The closing sentence referred to the action of the Legislature in enacting that Franklin should publish nothing more without first submitting it to the Secretary of the Province and receiving his endorsement--legislation that will be quoted in the next chapter.

Franklin continued to issue the Courant after his imprisonment with more plainness and exposure of public wrongs than he did before. For several months he handled the governor and public officers severely, never forgetting those ministers who supported the cause of the king instead of the cause of New England. He little thought that he was fighting a battle for the ages to come. From his day the press in our country began to enjoy liberty. He began a conflict which did not end until liberty of speech and press was proclaimed throughout the land.

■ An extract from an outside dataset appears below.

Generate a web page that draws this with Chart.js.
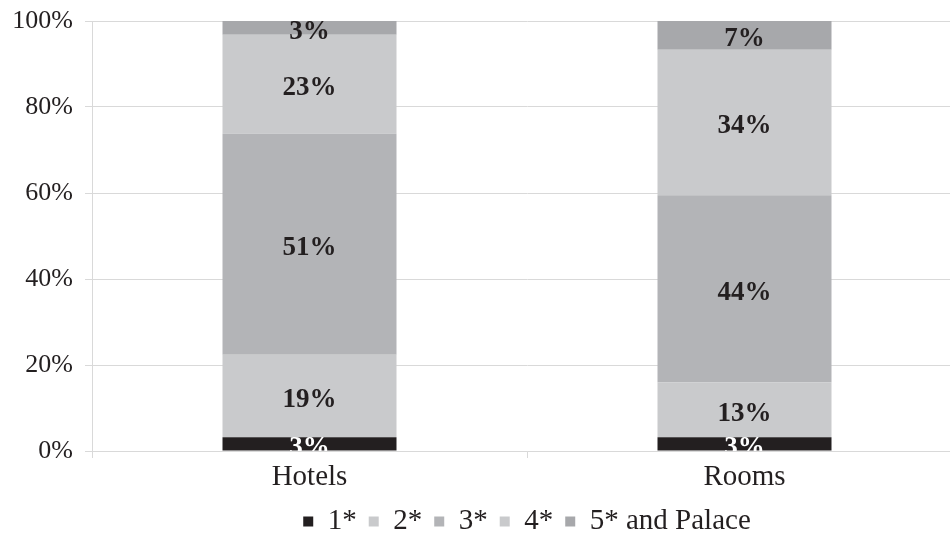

Men have often contended for right, and started enterprises, the results of which the divinest prophet could never have foretold. When John Pounds, the poor Portsmouth shoemaker, with a passion for doing good to those who needed it most, gathered a few street-arabs into his shanty to teach them something good, while he hammered his leather and mended shoes, he did not dream that he was inaugurating a benevolent enterprise that would spread throughout the Christian world. But he did, and to-day the fifteen millions of old and young in the Sabbath schools of our Republic are but the growth and development he began in his shop. In like manner, the Franklin brothers inaugurated a measure that culminated in the complete freedom of the press.